- [YOUR TASK] Gather from the material every line that contains the string "pixels".

- [STORED DATA]
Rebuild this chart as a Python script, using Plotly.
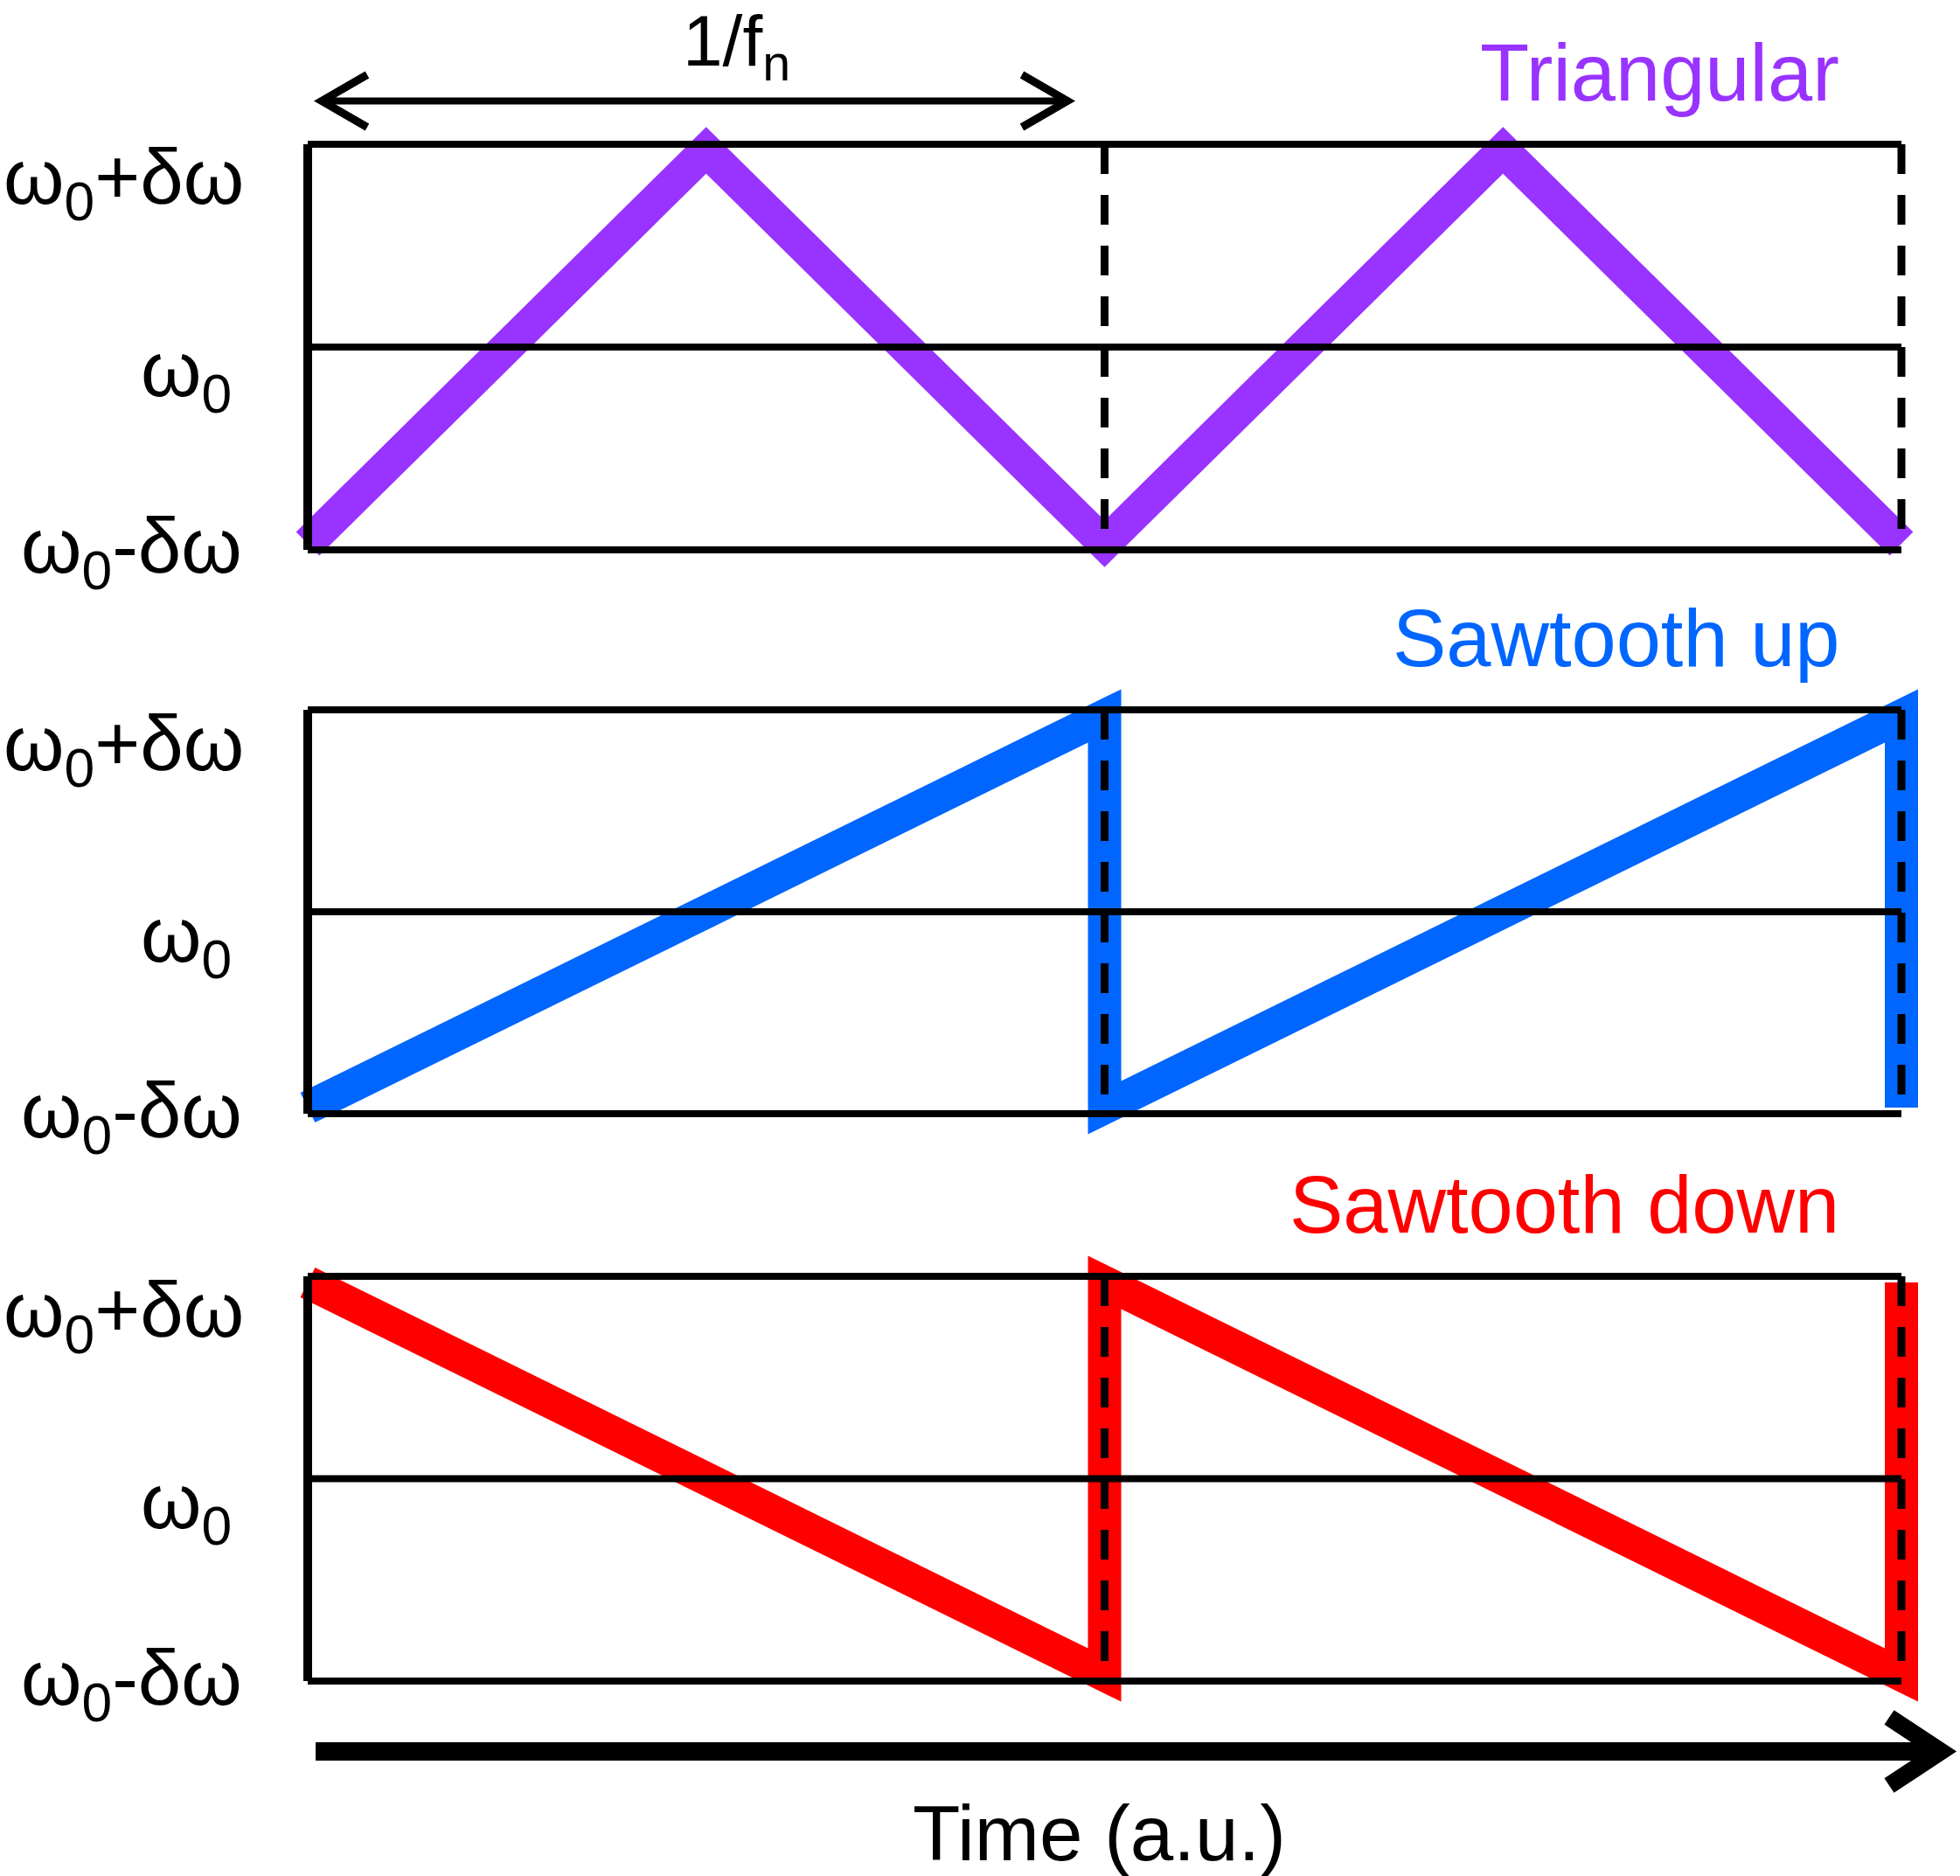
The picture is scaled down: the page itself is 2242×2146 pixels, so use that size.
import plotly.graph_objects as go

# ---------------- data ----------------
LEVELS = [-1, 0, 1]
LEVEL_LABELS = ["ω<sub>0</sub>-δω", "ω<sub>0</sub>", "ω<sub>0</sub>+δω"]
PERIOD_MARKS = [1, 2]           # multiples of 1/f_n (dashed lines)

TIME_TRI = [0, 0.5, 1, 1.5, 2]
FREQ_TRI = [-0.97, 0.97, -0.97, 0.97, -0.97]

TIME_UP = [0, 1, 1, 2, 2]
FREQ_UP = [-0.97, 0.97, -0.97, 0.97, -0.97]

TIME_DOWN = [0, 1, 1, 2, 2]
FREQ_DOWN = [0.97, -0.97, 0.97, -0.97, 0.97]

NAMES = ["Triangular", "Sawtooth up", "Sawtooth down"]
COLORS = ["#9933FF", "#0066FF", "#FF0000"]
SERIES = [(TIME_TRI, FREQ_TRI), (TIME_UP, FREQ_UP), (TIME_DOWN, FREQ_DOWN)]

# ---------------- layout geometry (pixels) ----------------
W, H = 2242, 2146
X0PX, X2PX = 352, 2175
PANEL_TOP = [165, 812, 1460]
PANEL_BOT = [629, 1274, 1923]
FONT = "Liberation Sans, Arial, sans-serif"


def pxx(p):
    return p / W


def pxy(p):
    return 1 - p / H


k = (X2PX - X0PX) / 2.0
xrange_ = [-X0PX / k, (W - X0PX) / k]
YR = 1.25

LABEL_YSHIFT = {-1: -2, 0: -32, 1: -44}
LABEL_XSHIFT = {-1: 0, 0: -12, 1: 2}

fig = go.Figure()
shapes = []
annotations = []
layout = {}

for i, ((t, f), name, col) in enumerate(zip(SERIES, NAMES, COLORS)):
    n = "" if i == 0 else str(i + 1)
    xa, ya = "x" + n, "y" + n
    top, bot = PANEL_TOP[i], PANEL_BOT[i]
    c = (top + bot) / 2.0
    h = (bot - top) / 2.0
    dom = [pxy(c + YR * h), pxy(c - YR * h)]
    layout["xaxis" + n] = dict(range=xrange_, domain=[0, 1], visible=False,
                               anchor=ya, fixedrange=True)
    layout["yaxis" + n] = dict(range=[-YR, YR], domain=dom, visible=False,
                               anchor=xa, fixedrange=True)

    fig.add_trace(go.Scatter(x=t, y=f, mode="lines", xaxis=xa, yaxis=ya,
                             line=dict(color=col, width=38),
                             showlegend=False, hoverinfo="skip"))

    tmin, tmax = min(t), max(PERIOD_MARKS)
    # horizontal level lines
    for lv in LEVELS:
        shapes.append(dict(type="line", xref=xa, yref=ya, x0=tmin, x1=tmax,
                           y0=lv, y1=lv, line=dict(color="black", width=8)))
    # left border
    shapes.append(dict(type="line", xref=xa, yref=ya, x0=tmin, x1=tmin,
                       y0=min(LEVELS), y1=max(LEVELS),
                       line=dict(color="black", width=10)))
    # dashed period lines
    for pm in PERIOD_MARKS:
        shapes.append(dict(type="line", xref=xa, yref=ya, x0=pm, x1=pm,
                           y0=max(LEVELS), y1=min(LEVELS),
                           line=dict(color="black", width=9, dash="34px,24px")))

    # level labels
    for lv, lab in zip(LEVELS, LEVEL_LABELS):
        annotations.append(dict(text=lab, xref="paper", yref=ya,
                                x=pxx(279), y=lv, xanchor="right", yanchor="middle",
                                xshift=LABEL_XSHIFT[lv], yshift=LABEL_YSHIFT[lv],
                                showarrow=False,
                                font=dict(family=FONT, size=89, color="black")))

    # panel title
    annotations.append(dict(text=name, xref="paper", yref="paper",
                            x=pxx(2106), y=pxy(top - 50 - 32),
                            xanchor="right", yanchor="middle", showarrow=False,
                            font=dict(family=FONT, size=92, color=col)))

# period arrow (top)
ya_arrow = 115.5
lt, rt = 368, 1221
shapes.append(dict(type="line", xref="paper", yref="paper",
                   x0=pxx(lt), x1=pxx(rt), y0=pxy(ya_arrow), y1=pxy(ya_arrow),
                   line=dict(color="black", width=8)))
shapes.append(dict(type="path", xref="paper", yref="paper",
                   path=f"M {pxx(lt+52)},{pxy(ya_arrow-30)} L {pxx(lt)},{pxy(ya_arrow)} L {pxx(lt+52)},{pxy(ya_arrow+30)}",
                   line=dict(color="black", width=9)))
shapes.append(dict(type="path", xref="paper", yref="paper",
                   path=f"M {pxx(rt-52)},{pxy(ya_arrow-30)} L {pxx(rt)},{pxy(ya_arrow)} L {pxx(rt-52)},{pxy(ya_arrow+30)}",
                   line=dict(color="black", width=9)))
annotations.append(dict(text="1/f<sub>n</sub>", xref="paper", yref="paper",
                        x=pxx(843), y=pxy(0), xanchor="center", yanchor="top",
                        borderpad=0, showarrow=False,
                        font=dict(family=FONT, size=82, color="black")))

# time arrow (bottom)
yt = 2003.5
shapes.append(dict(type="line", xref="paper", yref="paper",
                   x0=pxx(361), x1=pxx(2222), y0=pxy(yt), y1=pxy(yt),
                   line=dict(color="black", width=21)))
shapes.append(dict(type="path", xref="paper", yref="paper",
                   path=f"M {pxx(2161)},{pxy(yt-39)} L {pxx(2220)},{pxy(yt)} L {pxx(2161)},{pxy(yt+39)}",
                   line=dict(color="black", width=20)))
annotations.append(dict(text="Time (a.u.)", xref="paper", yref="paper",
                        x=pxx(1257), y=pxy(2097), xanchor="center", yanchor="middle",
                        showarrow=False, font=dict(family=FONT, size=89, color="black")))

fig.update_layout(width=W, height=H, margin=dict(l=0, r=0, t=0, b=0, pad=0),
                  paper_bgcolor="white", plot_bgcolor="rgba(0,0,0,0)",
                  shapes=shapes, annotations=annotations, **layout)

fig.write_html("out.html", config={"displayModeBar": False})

- [TASK OUTPUT]
The picture is scaled down: the page itself is 2242×2146 pixels, so use that size.
# ---------------- layout geometry (pixels) ----------------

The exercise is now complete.